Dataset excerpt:

----------------------------------------

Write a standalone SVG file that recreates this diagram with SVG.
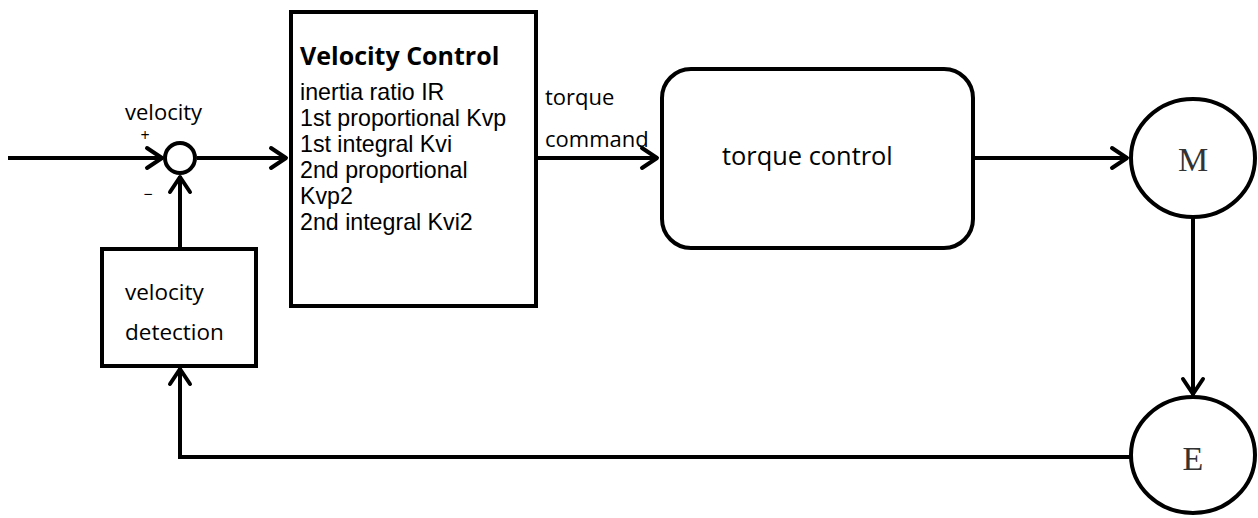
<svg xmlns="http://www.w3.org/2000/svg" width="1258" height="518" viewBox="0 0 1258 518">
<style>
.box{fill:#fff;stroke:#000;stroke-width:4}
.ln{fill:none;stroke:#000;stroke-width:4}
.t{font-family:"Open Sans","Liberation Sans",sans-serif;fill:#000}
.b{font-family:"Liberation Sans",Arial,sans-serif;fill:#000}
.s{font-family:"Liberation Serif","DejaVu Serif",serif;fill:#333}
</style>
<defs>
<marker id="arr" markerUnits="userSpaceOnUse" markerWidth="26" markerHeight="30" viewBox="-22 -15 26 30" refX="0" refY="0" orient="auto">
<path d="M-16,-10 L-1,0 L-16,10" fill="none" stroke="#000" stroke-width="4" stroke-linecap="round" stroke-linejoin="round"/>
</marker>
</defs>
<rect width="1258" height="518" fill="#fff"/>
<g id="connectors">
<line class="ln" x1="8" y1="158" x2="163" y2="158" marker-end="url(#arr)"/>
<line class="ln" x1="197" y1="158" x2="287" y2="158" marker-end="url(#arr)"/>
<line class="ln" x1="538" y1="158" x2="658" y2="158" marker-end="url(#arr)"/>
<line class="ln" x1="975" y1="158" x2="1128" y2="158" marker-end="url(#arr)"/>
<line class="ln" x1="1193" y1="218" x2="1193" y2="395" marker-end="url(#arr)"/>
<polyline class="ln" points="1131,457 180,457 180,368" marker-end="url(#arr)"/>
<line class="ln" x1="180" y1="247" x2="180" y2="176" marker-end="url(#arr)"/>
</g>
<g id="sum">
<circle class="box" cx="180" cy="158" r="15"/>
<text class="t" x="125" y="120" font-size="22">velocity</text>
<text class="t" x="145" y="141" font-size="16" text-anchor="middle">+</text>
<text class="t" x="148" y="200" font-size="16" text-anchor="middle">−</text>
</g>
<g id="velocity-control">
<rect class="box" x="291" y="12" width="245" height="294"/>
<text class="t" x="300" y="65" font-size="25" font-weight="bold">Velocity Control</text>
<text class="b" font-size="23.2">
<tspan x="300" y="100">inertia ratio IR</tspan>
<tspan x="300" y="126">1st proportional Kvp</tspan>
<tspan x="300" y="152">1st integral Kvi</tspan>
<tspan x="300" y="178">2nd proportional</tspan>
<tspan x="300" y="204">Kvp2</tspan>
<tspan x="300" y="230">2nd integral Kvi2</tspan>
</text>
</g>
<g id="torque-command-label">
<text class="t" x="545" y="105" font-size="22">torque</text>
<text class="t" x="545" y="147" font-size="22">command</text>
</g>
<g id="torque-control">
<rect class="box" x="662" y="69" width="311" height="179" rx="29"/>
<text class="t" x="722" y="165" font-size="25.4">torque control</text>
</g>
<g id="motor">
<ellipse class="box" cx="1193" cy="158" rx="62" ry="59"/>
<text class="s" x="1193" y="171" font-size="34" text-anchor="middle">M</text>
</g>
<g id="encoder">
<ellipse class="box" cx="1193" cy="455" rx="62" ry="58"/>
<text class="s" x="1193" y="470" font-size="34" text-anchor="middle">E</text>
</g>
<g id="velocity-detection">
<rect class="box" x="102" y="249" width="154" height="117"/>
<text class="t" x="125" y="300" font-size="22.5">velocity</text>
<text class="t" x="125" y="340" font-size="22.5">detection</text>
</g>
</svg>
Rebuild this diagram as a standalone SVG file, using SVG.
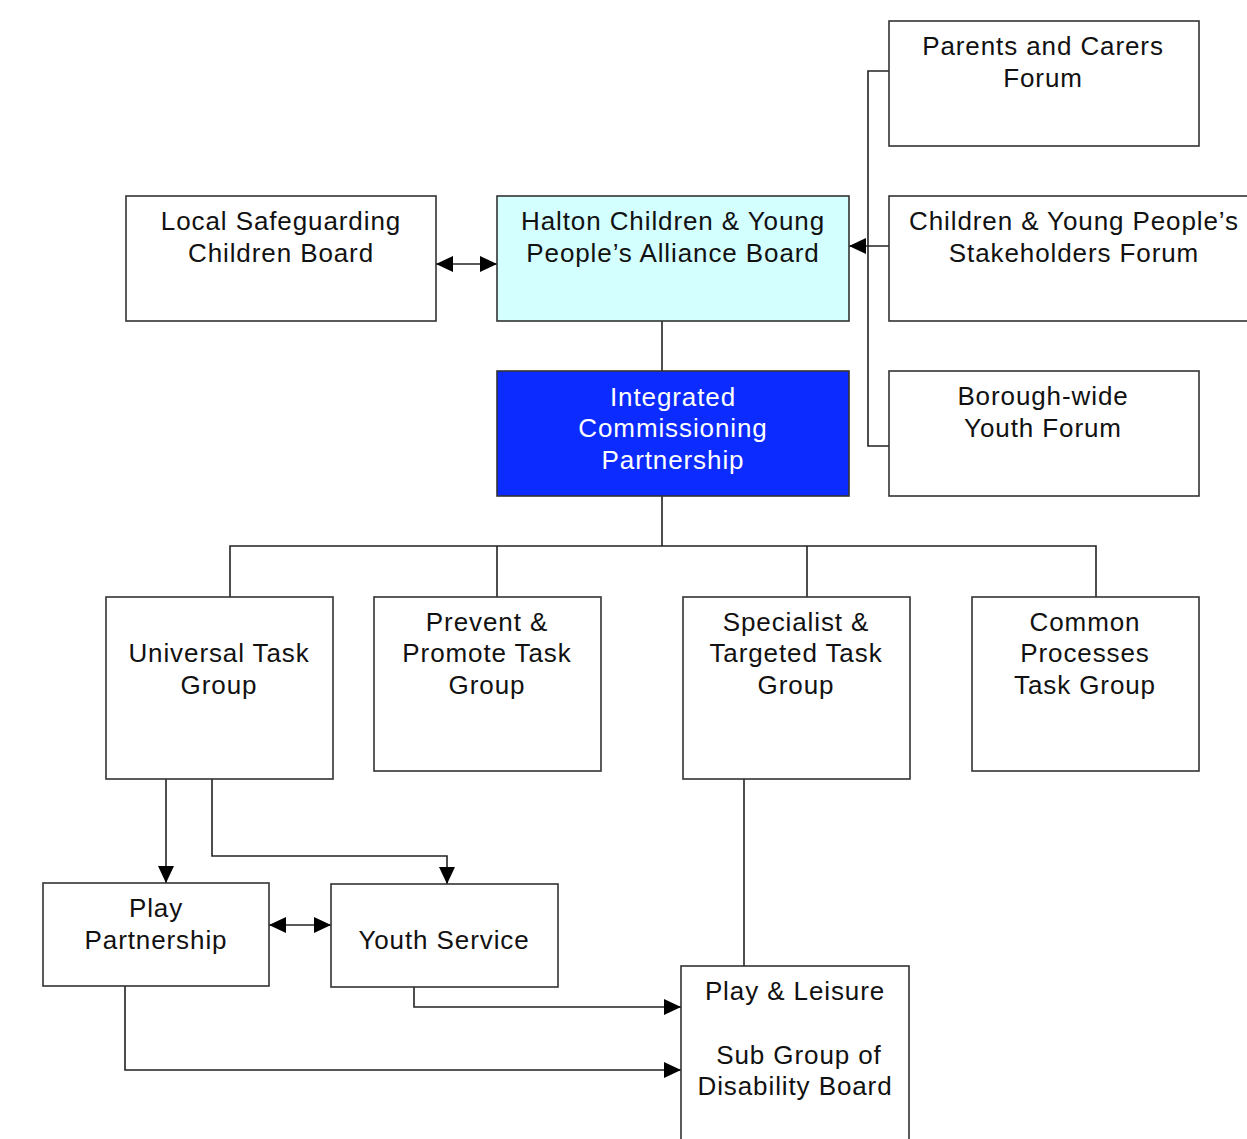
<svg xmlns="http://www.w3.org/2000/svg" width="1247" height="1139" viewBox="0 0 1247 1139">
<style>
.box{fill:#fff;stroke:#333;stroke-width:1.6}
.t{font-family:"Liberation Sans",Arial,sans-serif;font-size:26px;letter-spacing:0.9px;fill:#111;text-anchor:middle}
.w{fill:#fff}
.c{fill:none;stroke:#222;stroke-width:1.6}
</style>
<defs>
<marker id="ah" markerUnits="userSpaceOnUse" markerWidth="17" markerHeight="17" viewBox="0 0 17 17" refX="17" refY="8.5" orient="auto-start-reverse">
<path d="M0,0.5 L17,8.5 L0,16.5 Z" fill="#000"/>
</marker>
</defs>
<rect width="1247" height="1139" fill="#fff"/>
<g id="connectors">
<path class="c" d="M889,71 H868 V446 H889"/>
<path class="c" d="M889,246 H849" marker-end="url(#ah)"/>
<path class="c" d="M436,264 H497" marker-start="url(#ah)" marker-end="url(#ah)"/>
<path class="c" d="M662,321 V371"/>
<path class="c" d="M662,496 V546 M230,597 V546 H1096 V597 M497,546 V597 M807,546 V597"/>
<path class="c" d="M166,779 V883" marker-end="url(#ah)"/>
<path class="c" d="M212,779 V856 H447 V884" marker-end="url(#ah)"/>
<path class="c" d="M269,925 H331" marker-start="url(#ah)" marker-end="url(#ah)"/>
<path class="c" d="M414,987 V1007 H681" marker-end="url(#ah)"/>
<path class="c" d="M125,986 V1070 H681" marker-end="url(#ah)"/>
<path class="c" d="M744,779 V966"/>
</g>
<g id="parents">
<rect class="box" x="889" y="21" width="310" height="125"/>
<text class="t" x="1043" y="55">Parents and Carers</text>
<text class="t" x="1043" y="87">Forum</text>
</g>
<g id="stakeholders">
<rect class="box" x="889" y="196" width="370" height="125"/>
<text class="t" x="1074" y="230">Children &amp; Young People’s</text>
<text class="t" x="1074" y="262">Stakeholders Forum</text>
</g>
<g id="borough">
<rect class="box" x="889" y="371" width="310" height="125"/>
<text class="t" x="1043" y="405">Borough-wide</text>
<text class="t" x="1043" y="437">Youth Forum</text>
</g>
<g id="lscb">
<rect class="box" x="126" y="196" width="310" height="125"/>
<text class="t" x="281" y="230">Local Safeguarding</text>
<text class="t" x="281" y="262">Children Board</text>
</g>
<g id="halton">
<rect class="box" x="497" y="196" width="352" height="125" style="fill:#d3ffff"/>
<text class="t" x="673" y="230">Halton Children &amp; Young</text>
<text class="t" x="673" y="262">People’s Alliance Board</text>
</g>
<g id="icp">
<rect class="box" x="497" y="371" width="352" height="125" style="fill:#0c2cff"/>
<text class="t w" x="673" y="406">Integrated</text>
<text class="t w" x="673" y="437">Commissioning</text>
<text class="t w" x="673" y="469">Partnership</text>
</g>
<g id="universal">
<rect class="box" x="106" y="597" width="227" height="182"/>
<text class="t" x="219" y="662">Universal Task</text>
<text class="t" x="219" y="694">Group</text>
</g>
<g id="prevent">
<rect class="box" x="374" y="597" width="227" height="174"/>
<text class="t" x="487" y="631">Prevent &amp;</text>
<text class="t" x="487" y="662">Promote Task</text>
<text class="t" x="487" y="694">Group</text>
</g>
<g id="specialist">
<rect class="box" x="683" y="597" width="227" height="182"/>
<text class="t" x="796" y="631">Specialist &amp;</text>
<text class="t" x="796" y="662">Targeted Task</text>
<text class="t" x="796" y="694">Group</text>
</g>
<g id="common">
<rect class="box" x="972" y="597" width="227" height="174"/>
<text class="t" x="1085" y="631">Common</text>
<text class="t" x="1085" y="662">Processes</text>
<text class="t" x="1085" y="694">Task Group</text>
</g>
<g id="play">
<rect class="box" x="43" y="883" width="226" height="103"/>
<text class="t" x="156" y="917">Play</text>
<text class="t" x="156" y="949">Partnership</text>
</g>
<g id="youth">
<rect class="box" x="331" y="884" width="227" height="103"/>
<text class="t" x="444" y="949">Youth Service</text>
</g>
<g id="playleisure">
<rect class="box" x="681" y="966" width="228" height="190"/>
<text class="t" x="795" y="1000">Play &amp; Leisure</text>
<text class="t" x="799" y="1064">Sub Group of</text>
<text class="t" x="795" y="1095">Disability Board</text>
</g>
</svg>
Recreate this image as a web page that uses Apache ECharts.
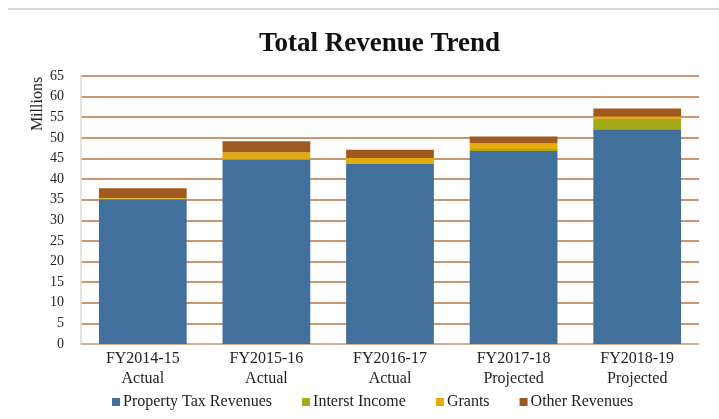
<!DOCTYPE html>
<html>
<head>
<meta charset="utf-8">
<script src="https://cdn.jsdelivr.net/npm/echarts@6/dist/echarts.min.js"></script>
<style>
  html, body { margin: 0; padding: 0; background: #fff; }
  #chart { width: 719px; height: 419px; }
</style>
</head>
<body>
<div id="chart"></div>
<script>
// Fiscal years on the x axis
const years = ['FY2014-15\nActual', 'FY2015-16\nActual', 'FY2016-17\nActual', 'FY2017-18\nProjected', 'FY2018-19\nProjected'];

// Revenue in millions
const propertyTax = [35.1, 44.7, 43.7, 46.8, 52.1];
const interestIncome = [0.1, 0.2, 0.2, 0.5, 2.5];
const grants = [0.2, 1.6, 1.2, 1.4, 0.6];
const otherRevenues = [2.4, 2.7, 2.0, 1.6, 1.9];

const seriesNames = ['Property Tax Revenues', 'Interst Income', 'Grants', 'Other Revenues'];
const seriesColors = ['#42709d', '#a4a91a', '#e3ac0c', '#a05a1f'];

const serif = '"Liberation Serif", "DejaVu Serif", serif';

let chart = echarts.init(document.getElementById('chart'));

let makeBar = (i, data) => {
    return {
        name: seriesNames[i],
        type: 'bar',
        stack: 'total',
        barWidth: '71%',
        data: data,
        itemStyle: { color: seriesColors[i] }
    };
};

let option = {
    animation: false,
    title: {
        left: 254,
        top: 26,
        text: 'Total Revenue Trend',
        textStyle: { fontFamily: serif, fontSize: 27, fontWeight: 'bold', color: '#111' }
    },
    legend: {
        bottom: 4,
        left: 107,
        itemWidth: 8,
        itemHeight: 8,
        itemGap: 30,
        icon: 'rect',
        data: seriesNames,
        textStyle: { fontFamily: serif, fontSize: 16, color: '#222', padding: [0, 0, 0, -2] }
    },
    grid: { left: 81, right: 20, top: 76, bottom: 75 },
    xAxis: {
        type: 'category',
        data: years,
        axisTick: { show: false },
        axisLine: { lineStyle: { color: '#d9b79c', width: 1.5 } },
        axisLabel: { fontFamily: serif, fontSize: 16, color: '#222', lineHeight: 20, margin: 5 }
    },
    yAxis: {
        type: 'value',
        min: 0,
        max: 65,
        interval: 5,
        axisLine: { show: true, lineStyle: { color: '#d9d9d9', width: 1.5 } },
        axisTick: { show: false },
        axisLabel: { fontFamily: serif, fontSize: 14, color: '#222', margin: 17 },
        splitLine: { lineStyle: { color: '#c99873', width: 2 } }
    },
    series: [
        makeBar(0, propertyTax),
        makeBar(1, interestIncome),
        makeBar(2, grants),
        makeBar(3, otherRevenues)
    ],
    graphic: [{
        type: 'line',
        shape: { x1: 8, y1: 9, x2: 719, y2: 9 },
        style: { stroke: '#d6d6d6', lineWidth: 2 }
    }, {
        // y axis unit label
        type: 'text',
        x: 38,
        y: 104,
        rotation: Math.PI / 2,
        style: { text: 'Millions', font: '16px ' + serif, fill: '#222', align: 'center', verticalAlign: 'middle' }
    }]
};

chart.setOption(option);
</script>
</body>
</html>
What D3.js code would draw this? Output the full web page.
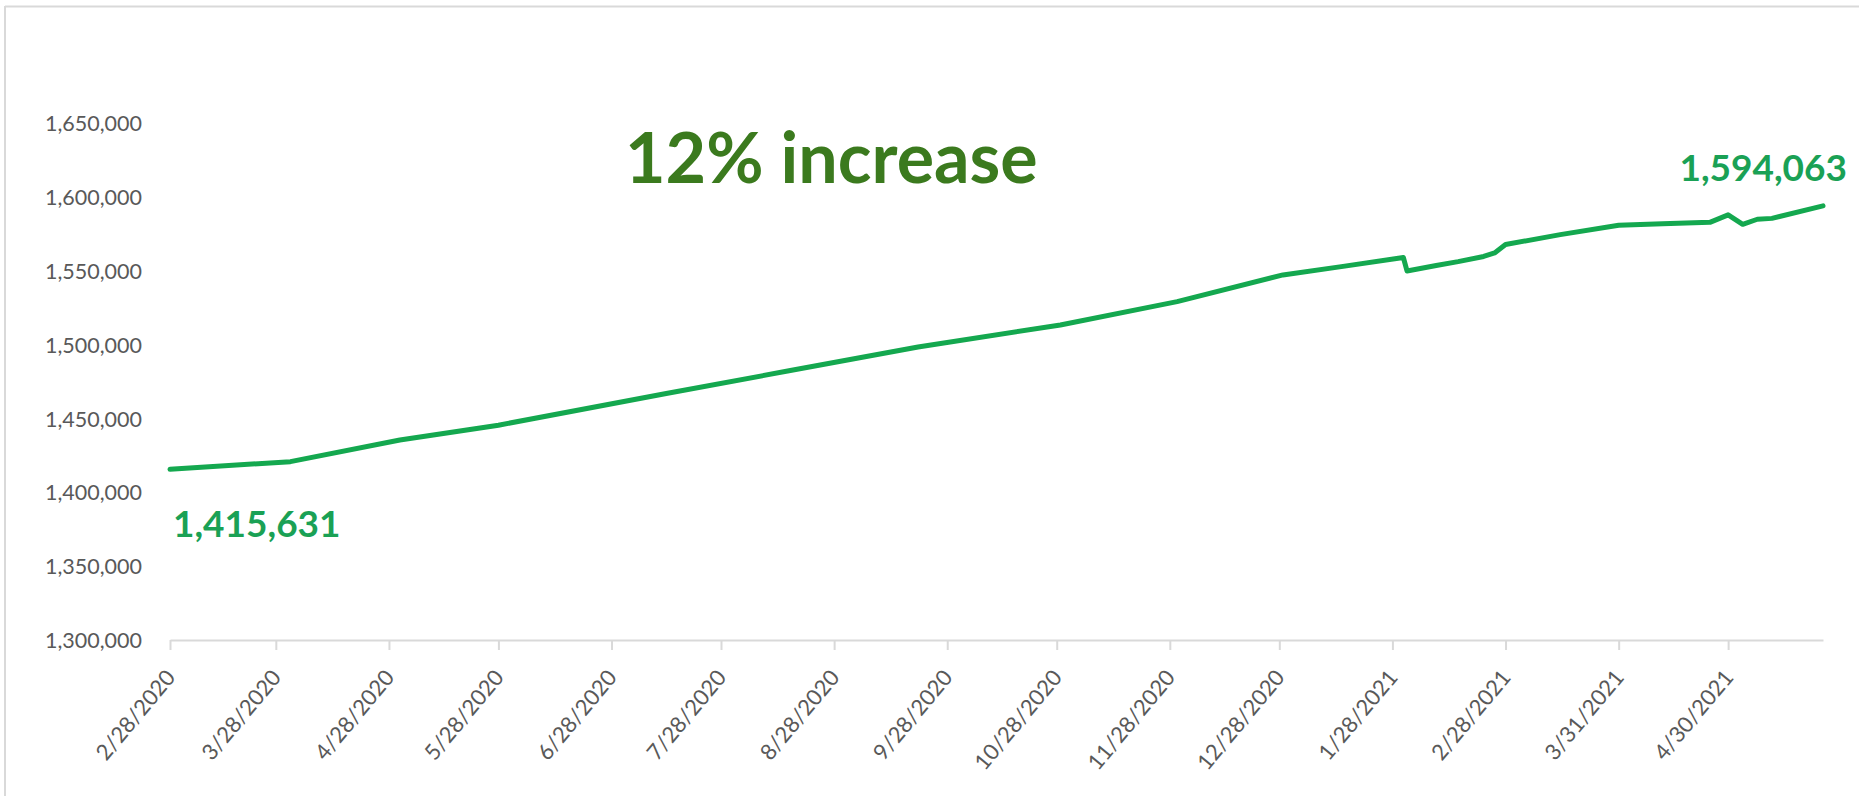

----------------------------------------

■ EXERCISE AIM
Each line of the material that holds the string "this" counts once; give the total alone.

■ FULL SOLUTION
4